BY ROSE MARY PETRASS | THURSDAY, 4 MAY 2023
A prominent Australian First Nations academic has called on Australia’s business community and financial services industry to signal their support for the Voice referendum to be held between October and December 2023.
In a discussion held at the Australian Council of Superannuation Investors (ACSI) conference on Wednesday, professor Marcia Lynne Langton outlined the disadvantages and prejudices that First Nations Peoples’ face in Australia, and how the Voice will address this.
The Voice is not just a moral but an economic issue, Langton said. First Nations Australians represent just 4% of Australia – yet about 30% of Indigenous households are living in poverty and are more than twice as likely to be in the bottom 20% of weekly household income.
At the end of this year Australians will be asked to vote on constitutional recognition of a Voice to Parliament, which will inform policy and legal decisions that impact the lives of First Nations peoples, and support stronger relationships between business, investors and communities.
Louise Davidson, CEO of ACSI called on business to go beyond “political football issues” and called on the community to educate themselves on First Nations issues and how they can change things internally in their businesses and communities.
Panellists Langton and Jamie Lowe, CEO of National Native Title Council, said that it is time for financial institutions to follow suit behind the likes of Woolworths Bendigo Bank, and NAB, to publicly declare support.
In a panel discussion later in the day at the conference,, Christine Holman, non-executive director of Metcash and Collins Foods; Rob Sindel, Orora and Mirvac chair and non-executive director of Boral; and Mike Wilkins, chair of QBE and Medibank and non-executive director of Scentre Group; said they would support internal education within their companies to support the Voice as a first step.
“Achieving policy change is hard work and nothing will be achieved without support from businesses and the financial community,” Langton said.
Lowe and Langton said that there was a dearth of understanding the background to the Voice and that it is important for business and investment to educate themselves and signal their support, and that conflict is “a waste of time”.
The question put on the ballot will be set out as follows: “A Proposed Law: to alter the Constitution to recognise the First Peoples of Australia by establishing an Aboriginal and Torres Strait Islander Voice. Do you approve of this alteration?”
If voted Yes, Section 129 will be added to the Australian Constitution. This section will recognize Aboriginal and Torres Strait Islander peoples as the First Peoples of Australia and establish a new constitutional entity called the Aboriginal and Torres Strait Islander Voice. The Voice will have a representation-making function and the Parliament will have legislative power to make laws regarding the Voice’s composition, functions, powers, and procedures.
Without constitutional recognition, “we are acutely aware that our voice can be dismantled on any day of the week,” Lowe said. “What if there was a no vote? I think that would push us back decades in terms of reconciliation.”
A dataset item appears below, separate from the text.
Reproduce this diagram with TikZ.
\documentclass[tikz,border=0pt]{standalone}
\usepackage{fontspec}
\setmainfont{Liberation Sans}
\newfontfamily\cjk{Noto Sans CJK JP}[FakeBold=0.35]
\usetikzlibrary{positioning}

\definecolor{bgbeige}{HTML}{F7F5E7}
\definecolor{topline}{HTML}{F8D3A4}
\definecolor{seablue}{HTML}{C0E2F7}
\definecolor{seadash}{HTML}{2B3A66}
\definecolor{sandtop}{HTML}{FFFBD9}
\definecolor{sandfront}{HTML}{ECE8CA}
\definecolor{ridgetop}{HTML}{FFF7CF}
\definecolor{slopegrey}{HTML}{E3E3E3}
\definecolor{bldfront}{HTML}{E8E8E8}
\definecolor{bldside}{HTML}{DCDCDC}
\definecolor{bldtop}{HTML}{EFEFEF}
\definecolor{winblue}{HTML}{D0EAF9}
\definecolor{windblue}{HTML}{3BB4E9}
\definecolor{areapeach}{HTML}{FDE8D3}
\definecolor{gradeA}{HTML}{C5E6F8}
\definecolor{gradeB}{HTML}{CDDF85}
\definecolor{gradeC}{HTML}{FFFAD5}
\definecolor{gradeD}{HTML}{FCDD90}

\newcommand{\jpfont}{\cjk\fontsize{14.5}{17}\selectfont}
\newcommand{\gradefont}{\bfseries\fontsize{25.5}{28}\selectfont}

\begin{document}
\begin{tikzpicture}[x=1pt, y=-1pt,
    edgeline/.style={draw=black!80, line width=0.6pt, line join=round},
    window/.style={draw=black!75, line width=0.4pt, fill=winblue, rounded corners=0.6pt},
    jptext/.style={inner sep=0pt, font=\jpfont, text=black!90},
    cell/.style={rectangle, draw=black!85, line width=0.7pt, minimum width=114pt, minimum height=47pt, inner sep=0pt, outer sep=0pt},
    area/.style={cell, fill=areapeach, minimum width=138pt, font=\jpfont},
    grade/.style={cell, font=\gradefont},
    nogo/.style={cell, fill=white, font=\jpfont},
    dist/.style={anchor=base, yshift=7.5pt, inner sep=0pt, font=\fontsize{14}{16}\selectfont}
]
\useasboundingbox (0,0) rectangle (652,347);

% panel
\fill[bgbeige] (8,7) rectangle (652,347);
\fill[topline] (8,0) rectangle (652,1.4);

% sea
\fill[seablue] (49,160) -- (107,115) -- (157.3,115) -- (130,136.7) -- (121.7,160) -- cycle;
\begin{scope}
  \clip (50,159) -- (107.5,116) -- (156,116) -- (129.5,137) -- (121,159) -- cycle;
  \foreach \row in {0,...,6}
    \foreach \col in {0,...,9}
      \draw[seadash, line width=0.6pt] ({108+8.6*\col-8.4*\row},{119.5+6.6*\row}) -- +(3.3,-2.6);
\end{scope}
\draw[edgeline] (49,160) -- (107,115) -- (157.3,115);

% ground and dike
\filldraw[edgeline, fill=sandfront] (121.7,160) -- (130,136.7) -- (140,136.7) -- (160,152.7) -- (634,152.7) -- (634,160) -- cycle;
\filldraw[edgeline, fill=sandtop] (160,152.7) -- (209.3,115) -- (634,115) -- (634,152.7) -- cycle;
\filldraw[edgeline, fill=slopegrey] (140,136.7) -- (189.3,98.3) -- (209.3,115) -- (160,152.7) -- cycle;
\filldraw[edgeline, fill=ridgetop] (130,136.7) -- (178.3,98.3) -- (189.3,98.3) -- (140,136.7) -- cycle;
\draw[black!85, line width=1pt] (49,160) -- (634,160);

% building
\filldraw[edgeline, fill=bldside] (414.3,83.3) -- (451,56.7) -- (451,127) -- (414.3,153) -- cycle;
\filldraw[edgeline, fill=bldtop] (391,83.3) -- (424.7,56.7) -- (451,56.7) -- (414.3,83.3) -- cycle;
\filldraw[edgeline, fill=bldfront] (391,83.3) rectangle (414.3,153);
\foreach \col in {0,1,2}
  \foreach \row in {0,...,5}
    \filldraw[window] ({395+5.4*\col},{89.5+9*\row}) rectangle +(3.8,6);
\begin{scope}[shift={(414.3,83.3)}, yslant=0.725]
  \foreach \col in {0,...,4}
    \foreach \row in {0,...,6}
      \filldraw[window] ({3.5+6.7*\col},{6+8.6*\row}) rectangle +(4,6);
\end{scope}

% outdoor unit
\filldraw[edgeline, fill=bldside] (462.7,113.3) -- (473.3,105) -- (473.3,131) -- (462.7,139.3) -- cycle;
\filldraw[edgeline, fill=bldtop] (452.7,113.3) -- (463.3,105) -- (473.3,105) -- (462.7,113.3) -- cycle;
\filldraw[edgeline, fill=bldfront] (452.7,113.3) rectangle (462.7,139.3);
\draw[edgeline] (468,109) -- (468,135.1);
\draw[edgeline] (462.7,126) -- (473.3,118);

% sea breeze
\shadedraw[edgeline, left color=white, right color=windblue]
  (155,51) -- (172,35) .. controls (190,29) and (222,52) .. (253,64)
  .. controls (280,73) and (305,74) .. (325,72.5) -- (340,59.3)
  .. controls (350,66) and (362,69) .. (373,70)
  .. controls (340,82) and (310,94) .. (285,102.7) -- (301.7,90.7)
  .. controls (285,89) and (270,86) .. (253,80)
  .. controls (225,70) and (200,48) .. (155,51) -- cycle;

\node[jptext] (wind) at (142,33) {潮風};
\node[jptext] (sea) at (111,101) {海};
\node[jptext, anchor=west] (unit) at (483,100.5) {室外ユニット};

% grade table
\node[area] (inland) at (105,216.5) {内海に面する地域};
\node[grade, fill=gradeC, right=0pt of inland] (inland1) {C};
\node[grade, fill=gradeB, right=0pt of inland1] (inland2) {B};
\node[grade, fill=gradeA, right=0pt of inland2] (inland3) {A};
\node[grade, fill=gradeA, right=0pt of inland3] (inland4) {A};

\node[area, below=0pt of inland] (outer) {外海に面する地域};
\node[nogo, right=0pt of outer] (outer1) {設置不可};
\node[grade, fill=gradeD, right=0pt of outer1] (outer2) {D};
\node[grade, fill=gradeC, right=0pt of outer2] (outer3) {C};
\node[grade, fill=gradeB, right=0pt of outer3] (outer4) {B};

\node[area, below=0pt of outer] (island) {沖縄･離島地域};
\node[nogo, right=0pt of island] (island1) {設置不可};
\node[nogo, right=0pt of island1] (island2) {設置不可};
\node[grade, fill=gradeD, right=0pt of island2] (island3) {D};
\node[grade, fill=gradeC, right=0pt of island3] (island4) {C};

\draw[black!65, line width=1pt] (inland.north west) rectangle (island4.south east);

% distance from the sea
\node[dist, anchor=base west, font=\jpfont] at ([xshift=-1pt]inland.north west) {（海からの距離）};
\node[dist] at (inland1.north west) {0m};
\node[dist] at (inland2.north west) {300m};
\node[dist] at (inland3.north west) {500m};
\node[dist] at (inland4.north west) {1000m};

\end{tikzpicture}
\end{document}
Concerns that the Voice will be “Canberra-based” are baseless, he said, stating that “the opposition is disingenuous in representing the shortfalls of the Voice proposal.”
“Australia is fundamentally playing catch-up with regards to First Nations people,” he said. “This is the most significant step in recent history towards reconciliation with First Nations Australia.”
He said that getting the investment sector on board is critical to hold industry to account, especially with regards to heritage issues.
These heritage issues include recent examples such as the May 2020 destruction of two ancient rock shelters in the Juukan Gorge in the Western Pilbara by mining company Rio Tinto.
“The Juukan Gorge destruction is one of many assaults on Indigenous People,” Langton said. “both the spirit of arrangements with Traditional Owners and the terms of the Aboriginal Land Agreement were expeditiously breached… and we could refer you to hundreds more [examples].”
“People believe that the  referendum corrected the constitution and gave people equal rights, but that is not true,” Langton said.
Two-thirds of the population of 800,000, over 60% of which are under 25, “face a very uncertain future” unless the vote is passed, she added.
“Children are at risk because of poverty, because of exclusion from the economy, because of overcrowding in housing… Our issues have been pushed of a cliff time and time again… life is so much worse for Aboriginal people now than when I was young.
“We are proposing a remedy for historical racism and explicit racism in the constitution… a Yes vote is absolutely necessary to achieve equity for Aboriginal and Torres Strait Islander people.”
“We have one opportunity to fix it. Let’s fix it.”
Businesses can find practical ways to support the Yes Campaign at Yes 23 and Together Yes.
Final Report of the Indigenous Voice co-design groups states that the Aboriginal and Torres Strait Islander Voice will be an independent advisory body made up of Aboriginal Torres Strait Islander people, chosen by local communities.
It will make representations to the Australian Parliament and Executive Government on matters relating to Aboriginal and Torres Strait Islander peoples.
The Voice referendum will be held between October and December 2023.